As Endeavour wraps up production, one big unknown remains to be addressed: What happened between Morse and Fred Thursday that led the former to never again mention his old boss, either in Colin Dexter’s original Morse novels or in the 1987-2000 Inspector Morse TV series? My gut-level theory has been that Morse did something which caused Thursday’s tragic demise, and the guilt he felt over that event led him to bury his memories of their partnership. However, Roger Allam suggests a different possibility in a syndicated interview about the finale episode, excerpted by The Killing Times:
We wanted there to be an end. A point where Endeavour can move off into John Thaw’s Inspector Morse. It felt the right time. We had done plenty of films. From my point of view, I also wanted something that had emotional heft that gave a good reason why Morse never mentioned Thursday in the later John Thaw years. Which I think we do satisfactorily in this. I think we covered all of those bases very well. Thursday says to Chief Supt. Reginald Bright (Anton Lesser) in this series that Endeavour is the soul of discretion and if a secret wants keeping, Morse will take it to the grave. And, as the audience will discover, there is something about Thursday that Endeavour will, indeed, take to his grave.
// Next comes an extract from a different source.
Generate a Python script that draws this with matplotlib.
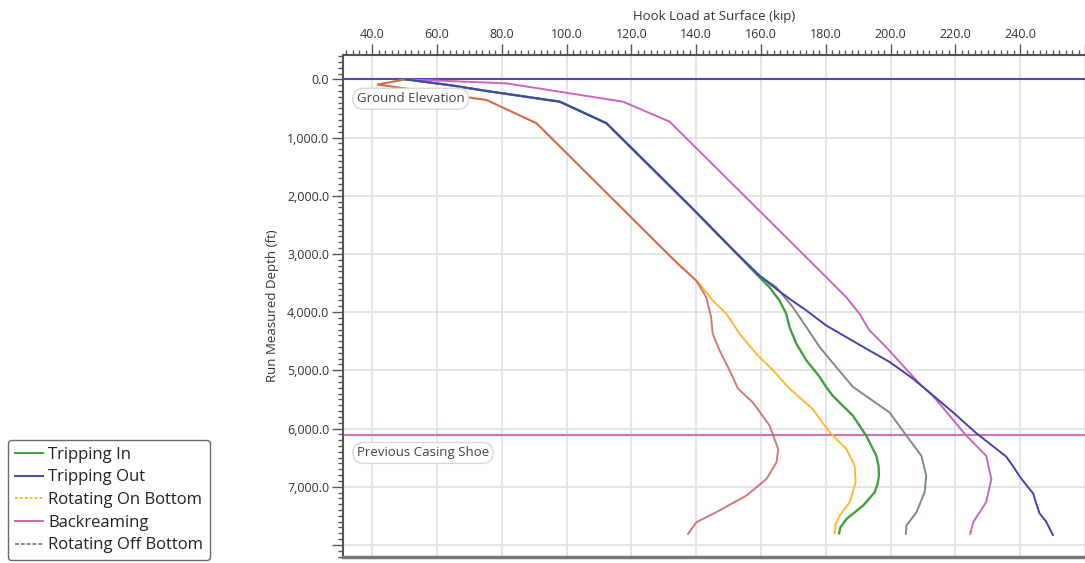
import matplotlib
matplotlib.use("Agg")
import matplotlib.pyplot as plt
from matplotlib.ticker import MultipleLocator, FuncFormatter
from matplotlib.lines import Line2D

plt.rcParams['font.family'] = ['Open Sans', 'DejaVu Sans']

# ---- data (hook load in kip, measured depth in ft) ----
tripping_in_depth = [0, 100, 200, 384, 754, 2183, 2943, 3343, 3571, 3800, 4029, 4257, 4543,
                     4829, 5114, 5286, 5440, 5782, 6125, 6468, 6650, 6810, 6950, 7095, 7325,
                     7553, 7700, 7800]
tripping_in_load = [50.3, 64.0, 75.3, 97.9, 112.3, 138.2, 151.6, 158.5, 162.6, 165.7, 167.8,
                    168.8, 170.9, 174.0, 178.1, 180.1, 182.2, 188.4, 192.5, 195.6, 196.3,
                    196.4, 196.0, 195.1, 191.5, 186.4, 184.5, 184.1]

tripping_out_depth = [0, 100, 200, 384, 754, 2183, 2943, 3371, 3600, 3771, 3971, 4229, 4429,
                      4629, 4857, 5143, 5381, 5724, 6083, 6300, 6485, 6650, 6828, 7000, 7115,
                      7300, 7459, 7600, 7831]
tripping_out_load = [50.3, 64.0, 75.3, 97.9, 112.3, 138.2, 151.6, 159.5, 164.7, 168.8, 174.0,
                     180.1, 186.3, 192.5, 199.7, 206.9, 212.0, 219.3, 226.5, 231.5, 235.7,
                     237.8, 239.9, 242.3, 244.0, 245.0, 246.0, 248.0, 250.1]

rot_on_depth = [0, 90, 355, 754, 3040, 3457, 3514, 3800, 4029, 4371, 4714, 5000, 5314, 5668,
                6067, 6353, 6639, 6924, 7266, 7496, 7650, 7800]
rot_on_load = [50.3, 41.7, 75.3, 90.7, 132.0, 140.0, 141.0, 145.1, 149.3, 153.4, 158.5,
               163.7, 168.8, 176.0, 181.2, 186.4, 188.9, 189.2, 187.4, 184.3, 183.0, 182.7]

backream_depth = [0, 69, 384, 727, 1070, 2943, 3286, 3743, 4029, 4314, 4600, 5229, 5440,
                  6125, 6468, 6867, 7266, 7609, 7810]
backream_load = [50.3, 81.4, 117.4, 131.8, 138.0, 171.9, 178.1, 186.3, 190.4, 193.5, 198.6,
                 208.9, 213.1, 223.4, 229.5, 231.1, 229.5, 225.5, 224.6]

rot_off_depth = [0, 100, 200, 384, 754, 2183, 2943, 3371, 3571, 3914, 4257, 4600, 4943,
                 5286, 5724, 6125, 6468, 6810, 7095, 7438, 7667, 7810]
rot_off_load = [50.3, 64.0, 75.3, 97.9, 112.3, 138.2, 151.6, 159.5, 164.7, 169.8, 174.0,
                178.1, 183.2, 188.4, 199.7, 204.9, 209.5, 211.0, 210.5, 208.0, 204.9, 204.7]

sliding_depth = [0, 90, 355, 754, 3040, 3200, 3457, 3743, 4086, 4371, 4657, 5000, 5314,
                 5553, 5953, 6353, 6581, 6867, 7153, 7438, 7609, 7810]
sliding_load = [50.3, 41.7, 75.3, 90.7, 132.0, 134.9, 140.0, 143.1, 144.6, 145.1, 147.2,
                150.3, 152.9, 157.5, 162.7, 165.3, 164.8, 161.7, 155.5, 146.2, 140.1, 137.5]

ground_elevation = 0.0
casing_shoe = 6110.0

legend_labels = ["Tripping In", "Tripping Out", "Rotating On Bottom", "Backreaming",
                 "Rotating Off Bottom"]

# ---- figure ----
fig = plt.figure(figsize=(10.85, 5.63), dpi=100)
ax = fig.add_axes([343 / 1085, 1 - 557 / 563, 1 - 343 / 1085, (557 - 55) / 563])

c_green = '#3DA33D'
c_blue = '#4343B0'
c_yellow = '#FFB833'
c_mag = '#CC66BB'
c_gray = '#7A8C88'
c_brown = '#C8585A'

lw = 1.4
ax.plot(rot_on_load, rot_on_depth, color=c_yellow, lw=lw, zorder=3)
ax.plot(sliding_load, sliding_depth, color=c_brown, lw=lw, alpha=0.8, zorder=3.1)
ax.plot(backream_load, backream_depth, color=c_mag, lw=lw, zorder=3)
ax.plot(tripping_in_load, tripping_in_depth, color=c_green, lw=lw + 0.3, zorder=3)
ax.plot(rot_off_load, rot_off_depth, color=c_gray, lw=lw, zorder=3.1)
ax.plot(tripping_out_load, tripping_out_depth, color=c_blue, lw=lw, zorder=3.2)

ax.axhline(ground_elevation, color='#4A4AC0', lw=1.5, zorder=2.5)
ax.axhline(casing_shoe, color='#D070C0', lw=1.5, zorder=2.5)

bbox = dict(boxstyle='round,pad=0.3,rounding_size=0.8', fc='white', ec='#D9D9D9', lw=1)
ax.annotate("Ground Elevation", xy=(0, ground_elevation), xycoords=('axes fraction', 'data'),
            xytext=(10, -14), textcoords='offset points', ha='left', va='center',
            fontsize=9.5, color='#444444', bbox=bbox, zorder=4)
ax.annotate("Previous Casing Shoe", xy=(0, casing_shoe), xycoords=('axes fraction', 'data'),
            xytext=(10, -13), textcoords='offset points', ha='left', va='center',
            fontsize=9.5, color='#444444', bbox=bbox, zorder=4)

ax.set_xlim(31, 260)
ax.set_ylim(8208, -418)

ax.xaxis.set_ticks_position('top')
ax.xaxis.set_label_position('top')
ax.xaxis.set_major_locator(MultipleLocator(20))
ax.xaxis.set_minor_locator(MultipleLocator(2))
ax.yaxis.set_major_locator(MultipleLocator(1000))
ax.yaxis.set_minor_locator(MultipleLocator(100))
ax.xaxis.set_major_formatter(FuncFormatter(lambda v, p: f"{v:.1f}" if v < 250 else ""))
ax.yaxis.set_major_formatter(FuncFormatter(lambda v, p: f"{v:,.1f}" if v < 7500 else ""))

ax.tick_params(axis='both', which='major', length=8, width=1, color='#555555',
               labelsize=9, labelcolor='#333333', pad=2)
ax.tick_params(axis='both', which='minor', length=3.5, width=1, color='#555555')

ax.set_xlabel("Hook Load at Surface (kip)", fontsize=9.5, color='#333333', labelpad=6)
ax.set_ylabel("Run Measured Depth (ft)", fontsize=9.5, color='#333333', labelpad=6)

ax.grid(True, which='major', color='#E3E3E3', lw=1.3, zorder=0)
ax.set_axisbelow(True)
ax.spines['right'].set_visible(False)
for s in ['top', 'left']:
    ax.spines[s].set_color('#555555')
    ax.spines[s].set_linewidth(1.5)
ax.spines['bottom'].set_color('#777777')
ax.spines['bottom'].set_linewidth(2.5)

handles = [
    Line2D([], [], color=c_green, lw=1.4),
    Line2D([], [], color=c_blue, lw=1.4),
    Line2D([], [], color=c_yellow, lw=1.4, ls=(0, (1.5, 1))),
    Line2D([], [], color=c_mag, lw=1.4),
    Line2D([], [], color='#888888', lw=1.4, ls=(0, (2, 1))),
]
leg = fig.legend(handles, legend_labels, loc='lower left',
                 bbox_to_anchor=(8 / 1085, 3 / 563), frameon=True, fancybox=True,
                 fontsize=12, handlelength=1.7, handletextpad=0.3, labelspacing=0.4,
                 borderpad=0.4, borderaxespad=0)
leg.get_frame().set_edgecolor('#444444')
leg.get_frame().set_linewidth(1)
for t in leg.get_texts():
    t.set_color('#222222')

fig.savefig("out.png", dpi=100)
There are also echoes of Inspector Morse in the final episode which I hope will be emotionally satisfying for the audience.
So there’s an important or perhaps horrible confidence Morse will be required to keep under his hat forever, preventing him from acknowledging his decade of mentorship by Thursday? UK viewers will apparently discover that secret on Sunday. Americans like me will have to wait for a few more months to find out the answer.